*Your task:* Restate all the material verbatim, except for the pictures.

───── Collected data

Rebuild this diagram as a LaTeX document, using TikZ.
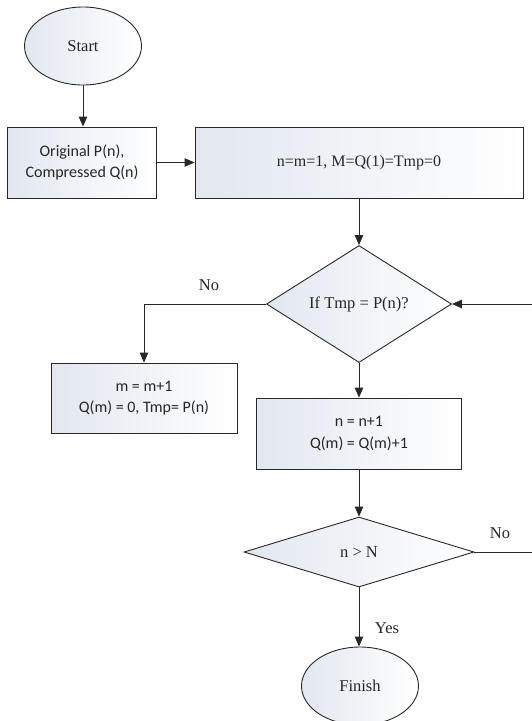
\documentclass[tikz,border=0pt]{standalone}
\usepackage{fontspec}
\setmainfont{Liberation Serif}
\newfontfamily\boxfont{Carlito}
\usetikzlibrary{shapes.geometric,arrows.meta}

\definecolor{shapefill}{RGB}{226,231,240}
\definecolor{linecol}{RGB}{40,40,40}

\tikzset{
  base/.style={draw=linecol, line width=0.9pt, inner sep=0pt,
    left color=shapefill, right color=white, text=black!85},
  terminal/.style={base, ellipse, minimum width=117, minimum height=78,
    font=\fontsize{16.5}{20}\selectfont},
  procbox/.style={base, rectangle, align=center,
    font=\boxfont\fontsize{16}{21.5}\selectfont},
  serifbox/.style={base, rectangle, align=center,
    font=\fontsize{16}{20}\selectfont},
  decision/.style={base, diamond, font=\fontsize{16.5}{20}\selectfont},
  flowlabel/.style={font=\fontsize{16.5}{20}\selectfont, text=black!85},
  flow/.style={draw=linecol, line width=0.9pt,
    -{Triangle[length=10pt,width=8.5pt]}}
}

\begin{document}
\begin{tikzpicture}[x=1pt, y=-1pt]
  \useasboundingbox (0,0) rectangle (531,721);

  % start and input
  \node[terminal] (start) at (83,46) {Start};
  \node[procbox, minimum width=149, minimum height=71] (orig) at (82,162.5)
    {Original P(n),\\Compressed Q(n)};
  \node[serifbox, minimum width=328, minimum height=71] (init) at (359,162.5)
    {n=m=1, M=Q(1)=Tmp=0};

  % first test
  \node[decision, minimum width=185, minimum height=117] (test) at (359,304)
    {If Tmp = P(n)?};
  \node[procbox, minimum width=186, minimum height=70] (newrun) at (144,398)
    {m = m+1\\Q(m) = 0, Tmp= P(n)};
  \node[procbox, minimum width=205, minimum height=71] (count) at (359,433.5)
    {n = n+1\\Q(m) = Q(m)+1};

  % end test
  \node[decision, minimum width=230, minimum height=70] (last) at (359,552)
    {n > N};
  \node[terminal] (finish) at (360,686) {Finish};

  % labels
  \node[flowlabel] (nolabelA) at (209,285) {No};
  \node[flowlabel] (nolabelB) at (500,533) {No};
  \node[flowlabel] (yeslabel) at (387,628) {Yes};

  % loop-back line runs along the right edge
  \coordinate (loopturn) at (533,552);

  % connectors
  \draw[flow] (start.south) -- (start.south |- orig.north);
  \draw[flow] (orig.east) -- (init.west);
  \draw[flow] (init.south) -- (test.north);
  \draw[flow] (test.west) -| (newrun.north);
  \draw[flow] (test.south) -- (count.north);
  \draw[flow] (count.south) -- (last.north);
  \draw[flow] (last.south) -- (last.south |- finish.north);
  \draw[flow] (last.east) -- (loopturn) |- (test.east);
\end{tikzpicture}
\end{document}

──────────

*Result of the task:*
Rebuild this diagram as a LaTeX document, using TikZ.
\documentclass[tikz,border=0pt]{standalone}
\usepackage{fontspec}
\setmainfont{Liberation Serif}
\newfontfamily\boxfont{Carlito}
\usetikzlibrary{shapes.geometric,arrows.meta}

\definecolor{shapefill}{RGB}{226,231,240}
\definecolor{linecol}{RGB}{40,40,40}

\tikzset{
  base/.style={draw=linecol, line width=0.9pt, inner sep=0pt,
    left color=shapefill, right color=white, text=black!85},
  terminal/.style={base, ellipse, minimum width=117, minimum height=78,
    font=\fontsize{16.5}{20}\selectfont},
  procbox/.style={base, rectangle, align=center,
    font=\boxfont\fontsize{16}{21.5}\selectfont},
  serifbox/.style={base, rectangle, align=center,
    font=\fontsize{16}{20}\selectfont},
  decision/.style={base, diamond, font=\fontsize{16.5}{20}\selectfont},
  flowlabel/.style={font=\fontsize{16.5}{20}\selectfont, text=black!85},
  flow/.style={draw=linecol, line width=0.9pt,
    -{Triangle[length=10pt,width=8.5pt]}}
}

\begin{document}
\begin{tikzpicture}[x=1pt, y=-1pt]
  \useasboundingbox (0,0) rectangle (531,721);

  % start and input
  \node[terminal] (start) at (83,46) {Start};
  \node[procbox, minimum width=149, minimum height=71] (orig) at (82,162.5)
    {Original P(n),\\Compressed Q(n)};
  \node[serifbox, minimum width=328, minimum height=71] (init) at (359,162.5)
    {n=m=1, M=Q(1)=Tmp=0};

  % first test
  \node[decision, minimum width=185, minimum height=117] (test) at (359,304)
    {If Tmp = P(n)?};
  \node[procbox, minimum width=186, minimum height=70] (newrun) at (144,398)
    {m = m+1\\Q(m) = 0, Tmp= P(n)};
  \node[procbox, minimum width=205, minimum height=71] (count) at (359,433.5)
    {n = n+1\\Q(m) = Q(m)+1};

  % end test
  \node[decision, minimum width=230, minimum height=70] (last) at (359,552)
    {n > N};
  \node[terminal] (finish) at (360,686) {Finish};

  % labels
  \node[flowlabel] (nolabelA) at (209,285) {No};
  \node[flowlabel] (nolabelB) at (500,533) {No};
  \node[flowlabel] (yeslabel) at (387,628) {Yes};

  % loop-back line runs along the right edge
  \coordinate (loopturn) at (533,552);

  % connectors
  \draw[flow] (start.south) -- (start.south |- orig.north);
  \draw[flow] (orig.east) -- (init.west);
  \draw[flow] (init.south) -- (test.north);
  \draw[flow] (test.west) -| (newrun.north);
  \draw[flow] (test.south) -- (count.north);
  \draw[flow] (count.south) -- (last.north);
  \draw[flow] (last.south) -- (last.south |- finish.north);
  \draw[flow] (last.east) -- (loopturn) |- (test.east);
\end{tikzpicture}
\end{document}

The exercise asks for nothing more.